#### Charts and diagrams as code
==========
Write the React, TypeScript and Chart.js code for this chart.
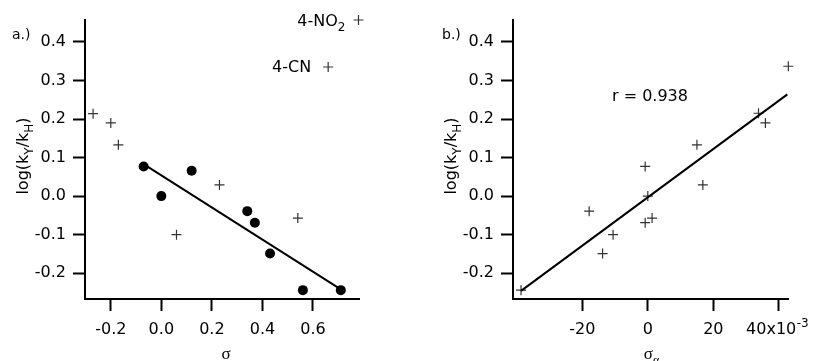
import React, { useEffect, useRef } from "react";
import { Chart, registerables } from "chart.js";

Chart.register(...registerables);

// ---- Panel a: log(kY/kH) vs sigma ----
const aCrossX = [-0.27, -0.2, -0.17, 0.06, 0.23, 0.54, 0.66, 0.78];
const aCrossY = [0.214, 0.19, 0.133, -0.1, 0.029, -0.057, 0.335, 0.457];
const aDotX = [-0.07, 0.0, 0.12, 0.34, 0.37, 0.43, 0.56, 0.71];
const aDotY = [0.077, 0.0, 0.066, -0.039, -0.069, -0.149, -0.244, -0.244];
const aFitX = [-0.07, 0.71];
const aFitY = [0.083, -0.242];
const aXTicks = [-0.2, 0.0, 0.2, 0.4, 0.6];

// ---- Panel b: log(kY/kH) vs sigma_alpha (x10^-3) ----
const bCrossX = [42.9, 33.8, 35.9, 15.0, -0.8, 16.8, 0.0, -17.9, -0.8, 1.3, -10.6, -13.8, -38.7];
const bCrossY = [0.337, 0.215, 0.19, 0.133, 0.077, 0.029, 0.0, -0.039, -0.069, -0.057, -0.1, -0.149, -0.244];
const bFitX = [-38.7, 42.6];
const bFitY = [-0.246, 0.264];
const bXTicks = [-20, 0, 20, 40];

const yTicks = [-0.2, -0.1, 0.0, 0.1, 0.2, 0.3, 0.4];
const labelNO2 = "4-NO";
const labelCN = "4-CN";
const rText = "r = 0.938";
const lastTickText = "40x10";
const lastTickPad = "   ";

const SANS = "'DejaVu Sans', sans-serif";
const SERIF = "'Liberation Serif', serif";

type Seg = { t: string; sub?: boolean; sup?: boolean };

function drawSegs(
  ctx: CanvasRenderingContext2D,
  segs: Seg[],
  x: number,
  y: number,
  size: number,
  family: string,
  align: "left" | "center" | "right"
) {
  const small = Math.round(size * 0.72);
  ctx.textBaseline = "alphabetic";
  ctx.textAlign = "left";
  let total = 0;
  const widths = segs.map((s) => {
    ctx.font = `${s.sub || s.sup ? small : size}px ${family}`;
    const w = ctx.measureText(s.t).width;
    total += w;
    return w;
  });
  let cx = align === "left" ? x : align === "center" ? x - total / 2 : x - total;
  segs.forEach((s, i) => {
    ctx.font = `${s.sub || s.sup ? small : size}px ${family}`;
    const dy = s.sub ? size * 0.3 : s.sup ? -size * 0.45 : 0;
    ctx.fillText(s.t, cx, y + dy);
    cx += widths[i];
  });
}

const toPts = (xs: number[], ys: number[]) => xs.map((x, i) => ({ x, y: ys[i] }));

function makeOptions(
  xMin: number,
  xMax: number,
  xTicks: number[],
  xFmt: (v: number) => string,
  yWidth: number,
  padRight: number
): any {
  const tickFont = { family: SANS, size: 16 };
  return {
    responsive: false,
    animation: false,
    layout: { padding: { left: 0, top: 20, right: padRight, bottom: 0 } },
    plugins: { legend: { display: false }, tooltip: { enabled: false } },
    scales: {
      x: {
        type: "linear",
        min: xMin,
        max: xMax,
        afterBuildTicks: (s: any) => {
          s.ticks = xTicks.map((v) => ({ value: v }));
        },
        afterFit: (s: any) => {
          s.height = 62;
          s.paddingLeft = 0;
          s.paddingRight = 0;
        },
        ticks: { font: tickFont, color: "#000", padding: 9, maxRotation: 0, autoSkip: false, callback: (v: any) => xFmt(Number(v)) },
        grid: { drawOnChartArea: false, drawTicks: true, tickLength: 12, tickWidth: 2, tickColor: "#000", color: "#000" },
        border: { display: true, color: "#000", width: 2 },
      },
      y: {
        type: "linear",
        min: -0.267,
        max: 0.457,
        afterBuildTicks: (s: any) => {
          s.ticks = yTicks.map((v) => ({ value: v }));
        },
        afterFit: (s: any) => {
          s.width = yWidth;
          s.paddingTop = 0;
          s.paddingBottom = 0;
        },
        ticks: { font: tickFont, color: "#000", padding: 7, callback: (v: any) => Number(v).toFixed(1) },
        grid: { drawOnChartArea: false, drawTicks: true, tickLength: 12, tickWidth: 2, tickColor: "#000", color: "#000" },
        border: { display: true, color: "#000", width: 2 },
      },
    },
  };
}

function yTitle(ctx: CanvasRenderingContext2D, cx: number, cy: number) {
  ctx.save();
  ctx.translate(cx, cy);
  ctx.rotate(-Math.PI / 2);
  ctx.fillStyle = "#000";
  drawSegs(
    ctx,
    [{ t: "log(k" }, { t: "Y", sub: true }, { t: "/k" }, { t: "H", sub: true }, { t: ")" }],
    0,
    0,
    16,
    SANS,
    "center"
  );
  ctx.restore();
}

const panelAPlugin = {
  id: "panelA",
  afterDraw(chart: any) {
    const { ctx, chartArea, scales } = chart;
    ctx.save();
    ctx.fillStyle = "#000";
    drawSegs(ctx, [{ t: "a.)" }], chartArea.left - 73, 39, 14, SANS, "left");
    const nx = scales.x.getPixelForValue(aCrossX[7]);
    const ny = scales.y.getPixelForValue(aCrossY[7]);
    drawSegs(ctx, [{ t: labelNO2 }, { t: "2", sub: true }], nx - 13, ny + 6, 16, SANS, "right");
    const cxp = scales.x.getPixelForValue(aCrossX[6]);
    const cyp = scales.y.getPixelForValue(aCrossY[6]);
    drawSegs(ctx, [{ t: labelCN }], cxp - 17, cyp + 5, 16, SANS, "right");
    yTitle(ctx, chartArea.left - 57, 156);
    ctx.fillStyle = "#000";
    drawSegs(ctx, [{ t: "σ" }], (chartArea.left + chartArea.right) / 2 + 4, 359, 17, SERIF, "center");
    ctx.restore();
  },
};

const panelBPlugin = {
  id: "panelB",
  afterDraw(chart: any) {
    const { ctx, chartArea, scales } = chart;
    ctx.save();
    ctx.fillStyle = "#000";
    drawSegs(ctx, [{ t: "b.)" }], chartArea.left - 71, 39, 14, SANS, "left");
    drawSegs(ctx, [{ t: rText }], chartArea.left + 99, 101, 16, SANS, "left");
    yTitle(ctx, chartArea.left - 57, 156);
    ctx.fillStyle = "#000";
    drawSegs(ctx, [{ t: "σ" }, { t: "α", sub: true }], (chartArea.left + chartArea.right) / 2 + 1, 359, 17, SERIF, "center");
    // superscript exponent after the last x tick label
    const last = bXTicks[bXTicks.length - 1];
    const px = scales.x.getPixelForValue(last);
    ctx.font = `16px ${SANS}`;
    const wText = ctx.measureText(lastTickText).width;
    const wAll = ctx.measureText(lastTickText + lastTickPad).width;
    drawSegs(ctx, [{ t: "-3" }], px - wAll / 2 + wText + 0.5, 327, 12, SANS, "left");
    ctx.restore();
  },
};

export default function App() {
  const refA = useRef<HTMLCanvasElement>(null);
  const refB = useRef<HTMLCanvasElement>(null);

  useEffect(() => {
    const crossStyle = {
      pointStyle: "cross",
      pointRadius: 5,
      pointBorderWidth: 1.2,
      borderColor: "#333",
      backgroundColor: "#333",
      showLine: false,
      clip: false,
    };
    const chartA = new Chart(refA.current!, {
      type: "scatter",
      data: {
        datasets: [
          {
            type: "line",
            data: toPts(aFitX, aFitY),
            borderColor: "#000",
            borderWidth: 2,
            pointRadius: 0,
            showLine: true,
            fill: false,
          } as any,
          { data: toPts(aCrossX, aCrossY), ...crossStyle } as any,
          {
            data: toPts(aDotX, aDotY),
            pointStyle: "circle",
            pointRadius: 5,
            pointBorderWidth: 0,
            backgroundColor: "#000",
            borderColor: "#000",
            clip: false,
          } as any,
        ],
      },
      options: makeOptions(-0.302, 0.782, aXTicks, (v) => v.toFixed(1), 85, 47),
      plugins: [panelAPlugin],
    });
    const chartB = new Chart(refB.current!, {
      type: "scatter",
      data: {
        datasets: [
          {
            type: "line",
            data: toPts(bFitX, bFitY),
            borderColor: "#000",
            borderWidth: 2,
            pointRadius: 0,
            showLine: true,
            fill: false,
          } as any,
          { data: toPts(bCrossX, bCrossY), ...crossStyle } as any,
        ],
      },
      options: makeOptions(
        -41.15,
        42.8,
        bXTicks,
        (v) => (v === bXTicks[bXTicks.length - 1] ? lastTickText + lastTickPad : String(v)),
        107,
        25
      ),
      plugins: [panelBPlugin],
    });
    return () => {
      chartA.destroy();
      chartB.destroy();
    };
  }, []);

  return (
    <div style={{ position: "absolute", left: 0, top: 0, width: 813, height: 361, background: "#fff" }}>
      <canvas ref={refA} width={406} height={361} style={{ position: "absolute", left: 0, top: 0, width: 406, height: 361 }} />
      <canvas ref={refB} width={407} height={361} style={{ position: "absolute", left: 406, top: 0, width: 407, height: 361 }} />
    </div>
  );
}
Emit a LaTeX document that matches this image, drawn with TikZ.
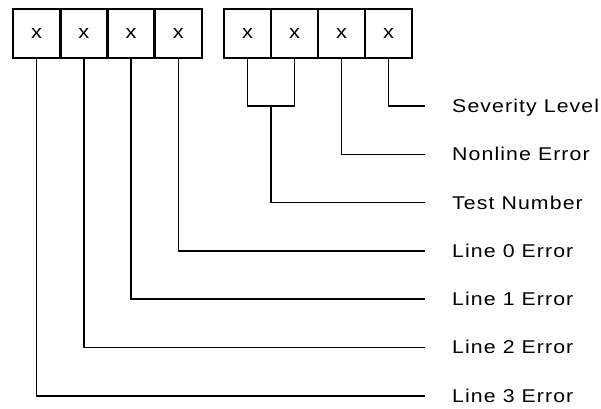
==========
#### Request
Return the lines exactly as they stand, from the start of the entries through the line holding "Chart.register(...registerables);"; omit the pictures.

#### Complete output
Write the React, TypeScript and Chart.js code for this chart.
import React, { useEffect, useRef } from "react";
import { Chart, registerables } from "chart.js";

Chart.register(...registerables);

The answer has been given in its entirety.